GIULIANI: John has defined victory in Iraq as a stable Iraq that's going to be an ally of the United States that we have to have the fortitude and determination to get there and it's in the bigger context of dealing with Islamic terrorism which is something the Democrats — during my phase of the campaign when I was involved in it, I couldn't understand why the Democrats wouldn't even talk about Islamic terrorism.
COLMES: But don't you have to ...
GIULIANI: If you can't face the enemy, I don't know how you compete.
COLMES: We have Shiites and Sunnis going after each other for years and years and years. You got a bunch of different factions, al Qaeda being one of many different factions, estimated to be maybe 8 to 15 percent. Do we know if we can ever have stability there? And what's the path to get there and how do you know when it arrives? How long are we willing to wait?
GIULIANI: I think we are willing to wait until we can get to the point where we have a stable Iraq and an Iraq that will be an ally of ours. One that will work with us, against Islamic terrorism rather than handing over as I think the Democrats want to do a victory to the other side.

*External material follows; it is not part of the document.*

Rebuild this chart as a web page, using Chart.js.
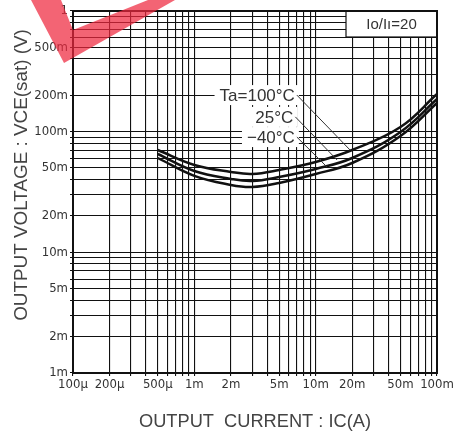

COLMES: Is Bush at all responsible for the economy right now and can McCain run on the current economy and what does he do about (INAUDIBLE)?
GIULIANI: John McCain will run on the things that he believes are necessary for the economy, which is to keep taxes low to, reduce government spending. He's got a great record, a great record, much better than either one of these two Democratic opponents on reducing spending.
COLMES: Is the president at all responsible for where we are now with the economy?
GIULIANI: The president has got to take responsibility for everything. We have also had a great economy.
GIULIANI: For a long period of time and we still have a strong economy. We have got problems we have got to deal with.
COLMES: Mr. Mayor, thanks so much for being here. Nice to see you.
HANNITY: Mr. Mayor, good to see you. Thank you.